(Input):
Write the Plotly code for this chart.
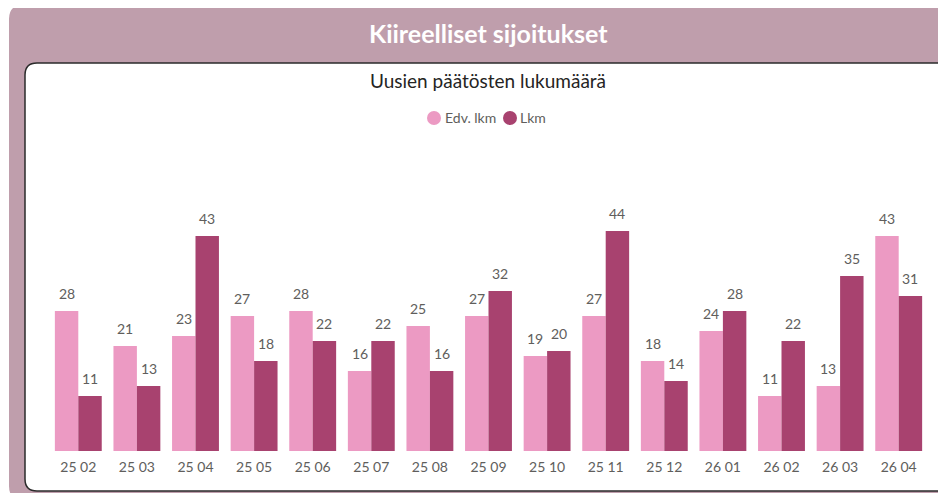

* * *

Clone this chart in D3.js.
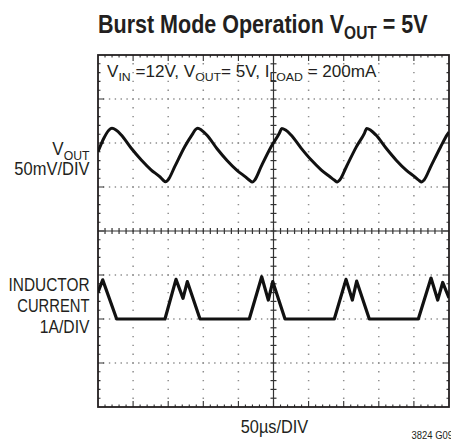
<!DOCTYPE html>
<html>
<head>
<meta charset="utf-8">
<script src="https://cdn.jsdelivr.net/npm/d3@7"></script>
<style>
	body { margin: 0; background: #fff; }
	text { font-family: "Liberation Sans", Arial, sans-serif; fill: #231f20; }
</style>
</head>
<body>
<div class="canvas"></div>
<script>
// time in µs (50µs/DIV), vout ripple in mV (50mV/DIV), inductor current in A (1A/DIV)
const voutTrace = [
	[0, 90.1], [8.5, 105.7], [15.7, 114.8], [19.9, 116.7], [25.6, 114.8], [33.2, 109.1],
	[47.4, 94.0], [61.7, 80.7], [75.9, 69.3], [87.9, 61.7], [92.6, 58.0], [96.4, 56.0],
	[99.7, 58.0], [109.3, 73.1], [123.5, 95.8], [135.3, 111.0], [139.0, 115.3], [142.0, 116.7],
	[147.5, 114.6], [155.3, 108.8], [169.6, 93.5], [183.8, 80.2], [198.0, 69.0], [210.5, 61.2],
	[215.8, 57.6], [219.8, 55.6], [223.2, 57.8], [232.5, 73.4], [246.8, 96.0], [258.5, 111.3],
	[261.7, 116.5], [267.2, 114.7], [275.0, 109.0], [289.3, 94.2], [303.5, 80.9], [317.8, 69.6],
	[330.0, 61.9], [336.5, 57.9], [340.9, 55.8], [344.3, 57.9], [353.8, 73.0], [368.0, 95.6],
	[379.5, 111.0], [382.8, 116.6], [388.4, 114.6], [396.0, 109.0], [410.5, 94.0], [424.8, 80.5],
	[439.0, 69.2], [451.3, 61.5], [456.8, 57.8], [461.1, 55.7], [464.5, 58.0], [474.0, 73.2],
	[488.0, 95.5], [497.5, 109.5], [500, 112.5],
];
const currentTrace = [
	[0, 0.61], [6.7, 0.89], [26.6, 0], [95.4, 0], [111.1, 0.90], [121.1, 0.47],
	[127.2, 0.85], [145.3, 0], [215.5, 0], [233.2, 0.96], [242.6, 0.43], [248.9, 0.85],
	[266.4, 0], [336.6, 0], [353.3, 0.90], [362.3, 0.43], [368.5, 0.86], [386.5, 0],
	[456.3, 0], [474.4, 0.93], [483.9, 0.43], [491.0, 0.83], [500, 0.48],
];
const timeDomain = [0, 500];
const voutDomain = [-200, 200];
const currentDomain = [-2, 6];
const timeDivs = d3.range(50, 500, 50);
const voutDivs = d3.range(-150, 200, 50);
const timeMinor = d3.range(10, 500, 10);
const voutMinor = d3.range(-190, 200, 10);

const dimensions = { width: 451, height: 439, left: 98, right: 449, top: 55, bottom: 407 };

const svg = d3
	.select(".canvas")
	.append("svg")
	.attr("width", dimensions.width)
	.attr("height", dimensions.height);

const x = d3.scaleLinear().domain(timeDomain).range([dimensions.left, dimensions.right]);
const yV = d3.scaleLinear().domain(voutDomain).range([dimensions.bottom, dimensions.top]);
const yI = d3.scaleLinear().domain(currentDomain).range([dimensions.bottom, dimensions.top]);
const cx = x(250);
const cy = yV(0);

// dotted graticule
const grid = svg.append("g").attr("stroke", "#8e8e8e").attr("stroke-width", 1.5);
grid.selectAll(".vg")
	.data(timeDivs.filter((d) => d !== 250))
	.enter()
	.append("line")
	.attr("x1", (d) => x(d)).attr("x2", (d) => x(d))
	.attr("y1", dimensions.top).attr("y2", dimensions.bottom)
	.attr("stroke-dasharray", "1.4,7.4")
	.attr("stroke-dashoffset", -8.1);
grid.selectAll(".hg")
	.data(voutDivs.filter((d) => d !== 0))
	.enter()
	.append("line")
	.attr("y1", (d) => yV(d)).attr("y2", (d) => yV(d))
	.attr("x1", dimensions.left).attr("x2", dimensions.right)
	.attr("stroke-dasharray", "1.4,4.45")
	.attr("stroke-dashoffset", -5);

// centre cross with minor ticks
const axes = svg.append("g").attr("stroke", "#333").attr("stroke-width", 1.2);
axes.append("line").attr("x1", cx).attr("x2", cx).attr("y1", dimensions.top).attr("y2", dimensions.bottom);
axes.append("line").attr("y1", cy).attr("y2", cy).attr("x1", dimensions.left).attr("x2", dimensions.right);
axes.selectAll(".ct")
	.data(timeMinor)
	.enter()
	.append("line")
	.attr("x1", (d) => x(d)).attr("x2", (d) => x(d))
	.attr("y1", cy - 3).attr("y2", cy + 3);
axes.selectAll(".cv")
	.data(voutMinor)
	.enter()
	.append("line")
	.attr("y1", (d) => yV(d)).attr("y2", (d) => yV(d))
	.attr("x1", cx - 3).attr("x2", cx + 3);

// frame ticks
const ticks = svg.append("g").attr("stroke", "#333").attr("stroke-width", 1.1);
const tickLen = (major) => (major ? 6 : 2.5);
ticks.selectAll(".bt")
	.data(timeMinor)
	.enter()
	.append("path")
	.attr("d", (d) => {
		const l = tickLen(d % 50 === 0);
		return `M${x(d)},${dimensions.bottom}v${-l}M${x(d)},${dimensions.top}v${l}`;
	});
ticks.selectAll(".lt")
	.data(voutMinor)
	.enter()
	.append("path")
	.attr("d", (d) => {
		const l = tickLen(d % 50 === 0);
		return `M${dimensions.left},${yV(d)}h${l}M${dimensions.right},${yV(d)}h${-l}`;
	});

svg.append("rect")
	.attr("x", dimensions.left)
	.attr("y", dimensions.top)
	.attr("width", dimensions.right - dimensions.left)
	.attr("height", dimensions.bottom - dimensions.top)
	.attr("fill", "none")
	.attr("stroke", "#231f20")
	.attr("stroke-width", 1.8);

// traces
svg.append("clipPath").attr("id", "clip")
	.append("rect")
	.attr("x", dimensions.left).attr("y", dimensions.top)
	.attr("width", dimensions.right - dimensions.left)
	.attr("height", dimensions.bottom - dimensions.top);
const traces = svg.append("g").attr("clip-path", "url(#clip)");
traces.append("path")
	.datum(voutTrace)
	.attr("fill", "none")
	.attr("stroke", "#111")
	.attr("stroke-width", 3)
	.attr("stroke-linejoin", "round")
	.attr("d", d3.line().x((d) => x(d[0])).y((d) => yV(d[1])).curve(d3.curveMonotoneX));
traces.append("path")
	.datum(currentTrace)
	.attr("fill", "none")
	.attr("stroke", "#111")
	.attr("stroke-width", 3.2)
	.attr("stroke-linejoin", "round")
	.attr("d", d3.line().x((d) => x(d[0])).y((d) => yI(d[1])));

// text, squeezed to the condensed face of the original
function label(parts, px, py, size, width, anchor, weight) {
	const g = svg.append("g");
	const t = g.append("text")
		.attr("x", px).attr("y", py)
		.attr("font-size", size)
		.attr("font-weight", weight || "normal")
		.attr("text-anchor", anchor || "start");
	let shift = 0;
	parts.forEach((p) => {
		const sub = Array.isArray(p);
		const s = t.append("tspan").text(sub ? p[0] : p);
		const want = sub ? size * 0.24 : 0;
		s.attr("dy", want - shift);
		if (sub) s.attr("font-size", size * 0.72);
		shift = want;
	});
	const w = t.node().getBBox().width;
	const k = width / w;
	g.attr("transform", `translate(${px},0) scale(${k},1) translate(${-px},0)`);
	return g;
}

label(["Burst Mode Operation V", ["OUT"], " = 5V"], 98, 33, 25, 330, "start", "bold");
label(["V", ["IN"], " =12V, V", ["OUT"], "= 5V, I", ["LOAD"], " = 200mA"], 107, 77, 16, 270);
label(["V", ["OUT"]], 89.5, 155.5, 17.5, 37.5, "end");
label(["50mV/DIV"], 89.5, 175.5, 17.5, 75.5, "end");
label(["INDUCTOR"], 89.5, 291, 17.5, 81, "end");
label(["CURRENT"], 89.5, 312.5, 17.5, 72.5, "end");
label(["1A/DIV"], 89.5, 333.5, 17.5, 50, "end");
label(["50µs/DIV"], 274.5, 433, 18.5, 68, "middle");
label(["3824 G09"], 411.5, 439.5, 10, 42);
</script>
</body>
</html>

(Required work):
Report every line containing the word "chart" from the listing above.

(Exercise result):
Write the Plotly code for this chart.
Clone this chart in D3.js.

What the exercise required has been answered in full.